— Begin SOURCE EXCERPT —

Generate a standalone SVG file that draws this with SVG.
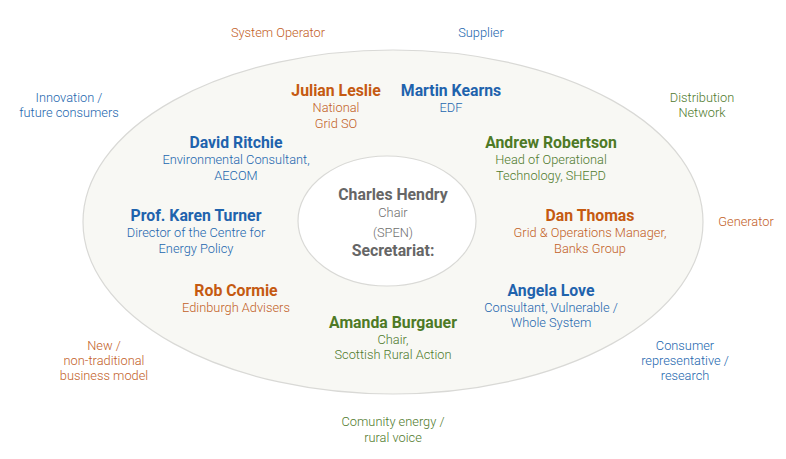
<svg xmlns="http://www.w3.org/2000/svg" width="786" height="459" viewBox="0 0 786 459">
<style>
text{font-family:Roboto,"Liberation Sans",sans-serif;text-anchor:middle}
.n{font-size:15.8px;font-weight:bold}
.s{font-size:12.8px;font-weight:300}
.o{fill:#c55a11}
.b{fill:#1f63ad}
.g{fill:#4e7a26}
.k{fill:#666}
.ol{fill:#c2601f}
.bl{fill:#2266ae}
.gl{fill:#4f7a2c}
.kl{fill:#6e6e6e}
</style>
<rect width="786" height="459" fill="#fff"/>
<g id="outer"><ellipse cx="393" cy="222" rx="310" ry="172" fill="#f8f8f4" stroke="#d9d9d6" stroke-width="1.2"/></g>
<g id="inner"><ellipse cx="387" cy="221" rx="89" ry="65" fill="#fff" stroke="#d9d9d6" stroke-width="1.2"/></g>
<g id="connectors"></g>
<g id="labels-outside">
<text class="s ol" x="278" y="36.5">System Operator</text>
<text class="s bl" x="481" y="36.5">Supplier</text>
<text class="s bl" x="69" y="101.5">Innovation /</text>
<text class="s bl" x="69" y="116.5">future consumers</text>
<text class="s gl" x="702" y="101.5">Distribution</text>
<text class="s gl" x="702" y="116.5">Network</text>
<text class="s ol" x="746" y="225.5">Generator</text>
<text class="s ol" x="104" y="349.5">New /</text>
<text class="s ol" x="104" y="364.5">non-traditional</text>
<text class="s ol" x="104" y="379.5">business model</text>
<text class="s bl" x="685" y="349.5">Consumer</text>
<text class="s bl" x="685" y="364.5">representative /</text>
<text class="s bl" x="685" y="379.5">research</text>
<text class="s gl" x="393" y="425.5">Comunity energy /</text>
<text class="s gl" x="393" y="441.5">rural voice</text>
</g>
<g id="julian"><text class="n o" x="336" y="95.5">Julian Leslie</text><text class="s ol" x="336" y="111.5">National</text><text class="s ol" x="336" y="127.5">Grid SO</text></g>
<g id="martin"><text class="n b" x="451" y="95.5">Martin Kearns</text><text class="s bl" x="451" y="111.5">EDF</text></g>
<g id="david"><text class="n b" x="236" y="147.5">David Ritchie</text><text class="s bl" x="236" y="163.5">Environmental Consultant,</text><text class="s bl" x="236" y="179.5">AECOM</text></g>
<g id="andrew"><text class="n g" x="551" y="147.5">Andrew Robertson</text><text class="s gl" x="551" y="163.5">Head of Operational</text><text class="s gl" x="551" y="179.5">Technology, SHEPD</text></g>
<g id="charles"><text class="n k" x="393" y="199.5">Charles Hendry</text><text class="s kl" x="393" y="216.5">Chair</text><text class="s kl" x="393" y="236.5">(SPEN)</text><text class="n k" x="393" y="255.5">Secretariat:</text></g>
<g id="karen"><text class="n b" x="196" y="220.5">Prof. Karen Turner</text><text class="s bl" x="196" y="236.5">Director of the Centre for</text><text class="s bl" x="196" y="252.5">Energy Policy</text></g>
<g id="dan"><text class="n o" x="590" y="220.5">Dan Thomas</text><text class="s ol" x="590" y="236.5">Grid &amp; Operations Manager,</text><text class="s ol" x="590" y="252.5">Banks Group</text></g>
<g id="rob"><text class="n o" x="236" y="295.5">Rob Cormie</text><text class="s ol" x="236" y="311.5">Edinburgh Advisers</text></g>
<g id="angela"><text class="n b" x="551" y="295.5">Angela Love</text><text class="s bl" x="551" y="311.5">Consultant, Vulnerable /</text><text class="s bl" x="551" y="326.5">Whole System</text></g>
<g id="amanda"><text class="n g" x="393" y="327.5">Amanda Burgauer</text><text class="s gl" x="393" y="343.5">Chair,</text><text class="s gl" x="393" y="358.5">Scottish Rural Action</text></g>
</svg>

— End SOURCE EXCERPT —

Do not copy the pictures, but repeat every line exactly.

EXERCISE OUTPUT:
Generate a standalone SVG file that draws this with SVG.
<svg xmlns="http://www.w3.org/2000/svg" width="786" height="459" viewBox="0 0 786 459">
<style>
text{font-family:Roboto,"Liberation Sans",sans-serif;text-anchor:middle}
.n{font-size:15.8px;font-weight:bold}
.s{font-size:12.8px;font-weight:300}
.o{fill:#c55a11}
.b{fill:#1f63ad}
.g{fill:#4e7a26}
.k{fill:#666}
.ol{fill:#c2601f}
.bl{fill:#2266ae}
.gl{fill:#4f7a2c}
.kl{fill:#6e6e6e}
</style>
<rect width="786" height="459" fill="#fff"/>
<g id="outer"><ellipse cx="393" cy="222" rx="310" ry="172" fill="#f8f8f4" stroke="#d9d9d6" stroke-width="1.2"/></g>
<g id="inner"><ellipse cx="387" cy="221" rx="89" ry="65" fill="#fff" stroke="#d9d9d6" stroke-width="1.2"/></g>
<g id="connectors"></g>
<g id="labels-outside">
<text class="s ol" x="278" y="36.5">System Operator</text>
<text class="s bl" x="481" y="36.5">Supplier</text>
<text class="s bl" x="69" y="101.5">Innovation /</text>
<text class="s bl" x="69" y="116.5">future consumers</text>
<text class="s gl" x="702" y="101.5">Distribution</text>
<text class="s gl" x="702" y="116.5">Network</text>
<text class="s ol" x="746" y="225.5">Generator</text>
<text class="s ol" x="104" y="349.5">New /</text>
<text class="s ol" x="104" y="364.5">non-traditional</text>
<text class="s ol" x="104" y="379.5">business model</text>
<text class="s bl" x="685" y="349.5">Consumer</text>
<text class="s bl" x="685" y="364.5">representative /</text>
<text class="s bl" x="685" y="379.5">research</text>
<text class="s gl" x="393" y="425.5">Comunity energy /</text>
<text class="s gl" x="393" y="441.5">rural voice</text>
</g>
<g id="julian"><text class="n o" x="336" y="95.5">Julian Leslie</text><text class="s ol" x="336" y="111.5">National</text><text class="s ol" x="336" y="127.5">Grid SO</text></g>
<g id="martin"><text class="n b" x="451" y="95.5">Martin Kearns</text><text class="s bl" x="451" y="111.5">EDF</text></g>
<g id="david"><text class="n b" x="236" y="147.5">David Ritchie</text><text class="s bl" x="236" y="163.5">Environmental Consultant,</text><text class="s bl" x="236" y="179.5">AECOM</text></g>
<g id="andrew"><text class="n g" x="551" y="147.5">Andrew Robertson</text><text class="s gl" x="551" y="163.5">Head of Operational</text><text class="s gl" x="551" y="179.5">Technology, SHEPD</text></g>
<g id="charles"><text class="n k" x="393" y="199.5">Charles Hendry</text><text class="s kl" x="393" y="216.5">Chair</text><text class="s kl" x="393" y="236.5">(SPEN)</text><text class="n k" x="393" y="255.5">Secretariat:</text></g>
<g id="karen"><text class="n b" x="196" y="220.5">Prof. Karen Turner</text><text class="s bl" x="196" y="236.5">Director of the Centre for</text><text class="s bl" x="196" y="252.5">Energy Policy</text></g>
<g id="dan"><text class="n o" x="590" y="220.5">Dan Thomas</text><text class="s ol" x="590" y="236.5">Grid &amp; Operations Manager,</text><text class="s ol" x="590" y="252.5">Banks Group</text></g>
<g id="rob"><text class="n o" x="236" y="295.5">Rob Cormie</text><text class="s ol" x="236" y="311.5">Edinburgh Advisers</text></g>
<g id="angela"><text class="n b" x="551" y="295.5">Angela Love</text><text class="s bl" x="551" y="311.5">Consultant, Vulnerable /</text><text class="s bl" x="551" y="326.5">Whole System</text></g>
<g id="amanda"><text class="n g" x="393" y="327.5">Amanda Burgauer</text><text class="s gl" x="393" y="343.5">Chair,</text><text class="s gl" x="393" y="358.5">Scottish Rural Action</text></g>
</svg>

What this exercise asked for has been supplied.